Joseph was a terribly honest man and a deeply unhappy human being. His first wife, the young and highly talented Infanta Maria Isabella of Parma, whom he passionately adored, barely tolerated him; she was carried away by a strong affair with his sister Mimi (their ardent love letters have been preserved). He brutally ignored his second wife, the Bavarian princess Josepha Maria, whom he had married only because his mother had wished him to; he did not even attend her funeral. His brother, the future Emperor Leopold, chided him for chasing the servant girls at Schönbrunn Castle, and though he later demurely flirted with the Princess Eleonore of Liechtenstein, he mostly relied on his manservant to bring to his bed prostitutes from the Vienna streets (their services, as those of the court artists, had to be inexpensive). He wanted a rational and abstract efficiency, and he inevitably ran afoul of the growing opposition
defending regional particularity and the older principle of the many national and territorial interests within the monarchy.
Maria Theresa had been a Baroque Catholic at heart, and she would have continued her intermittent policy of religious “cleansings” had her filial co-regent not interfered. Evangelicals in Austria and Bohemia were arrested in the 1770s, and she renewed an old edict against heretics, but when confronted by the rage of her son, she once again artfully reversed herself, and the Protestants were given the possibility of nonpublic worship. Joseph’s own “patents of tolerance,” a series of legal documents differing from land to land but all based on his handwritten billet of October 13, 1781, were announced in Prague a week later: they granted Lutherans, Calvinists, and Greek Orthodox equality before the law, admission to educational institutions and town functions, and the right to own houses and other property; Roman Catholicism was still to be “the dominant religion,” but wherever one hundred Evangelical families lived in proximity they could build their own house of worship (it could not have either a tower or a direct entrance from the street), choose their own pastor, and establish a school. After long persecution and illegality, people were not easily willing to leave their Protestant closets. In the entire monarchy, only 2 percent of the population declared to be of Protestant faiths, and in Prague, once a Hussite bastion, and in the nearby country a meager one hundred and six families had the courage openly to claim worship in the Protestant way. Dissident groups were not covered by the new rules; when the authorities discovered a group of Bohemian Deists who did not believe in Christ or the sacraments, they mercilessly punished them; children, to receive a Catholic education, were separated from their parents, who were shipped in chain gangs to do forced labor at the Turkish frontier, where they perished. Only later did Joseph stop the deportations, though he ordered at least twenty-eight lashes applied to any Deist because they did not know what to believe.
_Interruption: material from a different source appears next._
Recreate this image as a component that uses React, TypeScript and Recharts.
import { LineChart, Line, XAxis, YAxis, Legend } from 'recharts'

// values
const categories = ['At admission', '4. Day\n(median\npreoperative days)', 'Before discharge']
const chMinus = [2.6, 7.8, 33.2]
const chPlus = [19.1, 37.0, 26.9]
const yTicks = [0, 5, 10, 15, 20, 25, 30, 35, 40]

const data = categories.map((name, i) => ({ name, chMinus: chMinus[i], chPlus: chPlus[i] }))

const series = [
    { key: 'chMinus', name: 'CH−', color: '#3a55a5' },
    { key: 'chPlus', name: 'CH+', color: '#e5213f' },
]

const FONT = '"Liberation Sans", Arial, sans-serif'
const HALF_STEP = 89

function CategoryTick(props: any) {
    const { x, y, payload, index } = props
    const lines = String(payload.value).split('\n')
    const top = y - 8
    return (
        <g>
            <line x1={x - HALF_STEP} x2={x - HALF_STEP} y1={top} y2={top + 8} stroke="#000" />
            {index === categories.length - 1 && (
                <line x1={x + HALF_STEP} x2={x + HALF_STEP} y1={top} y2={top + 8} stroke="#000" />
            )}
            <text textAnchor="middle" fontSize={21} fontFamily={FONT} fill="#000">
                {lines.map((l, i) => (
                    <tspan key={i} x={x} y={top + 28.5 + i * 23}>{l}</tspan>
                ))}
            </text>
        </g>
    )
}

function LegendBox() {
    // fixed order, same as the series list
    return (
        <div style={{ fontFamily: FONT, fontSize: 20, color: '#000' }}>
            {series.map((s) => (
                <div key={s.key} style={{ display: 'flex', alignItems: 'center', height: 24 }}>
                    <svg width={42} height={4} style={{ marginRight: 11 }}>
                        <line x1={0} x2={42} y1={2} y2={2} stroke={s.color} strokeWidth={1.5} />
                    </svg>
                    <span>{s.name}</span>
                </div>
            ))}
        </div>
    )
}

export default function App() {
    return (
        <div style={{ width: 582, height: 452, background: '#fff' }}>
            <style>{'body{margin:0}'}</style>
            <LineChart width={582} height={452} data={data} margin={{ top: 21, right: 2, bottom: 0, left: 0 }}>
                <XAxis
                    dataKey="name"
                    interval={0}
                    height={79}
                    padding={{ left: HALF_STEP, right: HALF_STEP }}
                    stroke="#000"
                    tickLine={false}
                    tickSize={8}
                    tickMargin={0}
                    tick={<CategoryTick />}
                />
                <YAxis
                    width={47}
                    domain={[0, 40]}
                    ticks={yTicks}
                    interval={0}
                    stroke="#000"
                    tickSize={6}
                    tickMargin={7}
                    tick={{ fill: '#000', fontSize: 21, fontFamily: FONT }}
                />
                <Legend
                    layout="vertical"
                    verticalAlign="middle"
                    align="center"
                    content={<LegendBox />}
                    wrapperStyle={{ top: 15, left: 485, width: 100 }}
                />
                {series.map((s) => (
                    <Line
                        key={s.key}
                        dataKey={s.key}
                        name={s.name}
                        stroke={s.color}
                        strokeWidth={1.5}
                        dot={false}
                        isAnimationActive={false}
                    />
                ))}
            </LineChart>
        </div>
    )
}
He was not beyond enlightening poor people by the whip.
When Emperor Joseph II declared that Catholicism would be predominant in the monarchy, he had a religion of his own on his Jansenist mind—not linked to Rome, useful to the state, and possibly closer to the tradition of the early Hussites than he ever knew. He did not start his church reforms from scratch, but radicalized those of his mother: Maria Theresa, prompted by her scientific and legal advisers (including the Dutch physician van Swieten and the lawyer Joseph von Sonnenfels, whose grandfather had been a Moravian rabbi) and supported by a reform movement within the church, had made a few reluctant if essential
steps to secularize education and, with an eye to economic development, to limit the excessive number of church holidays and the founding of new cloisters. Joseph II continued her reforms with doctrinal zeal—closing churches, dissolving orders and monasteries, abolishing church fairs and pilgrimages, dear to many peasants, and interfering with the rites of the church (the dead had to be buried in linen sacks, in order to save timber). In the entire monarchy four hundred monasteries and cloisters received liquidation orders; in Prague, the “Rome of the North,” of one hundred thirty-one churches and chapels in 1770 only fifty-seven remained open after his edicts, and of forty monasteries and seminaries only fourteen were left after his commissions had delivered the notifications; in many cases, the numbers of monks and nuns were radically reduced (no novices could be accepted). Theoretically, his intentions were simple: only monastic orders serving the sick and the poor or contributing to the education of the people were to be tolerated, but in practice it was difficult to make the necessary distinctions. The emperor was particularly insensitive to institutions long important in Bohemian history, and though their assets were carefully transferred to a religious trust fund to be used for educational purposes or to pay lump sums for modest pensions to departing monks or nuns, he worked with a heavy hand and challenged many, not only friends of Czech ecclesiastical antiquities.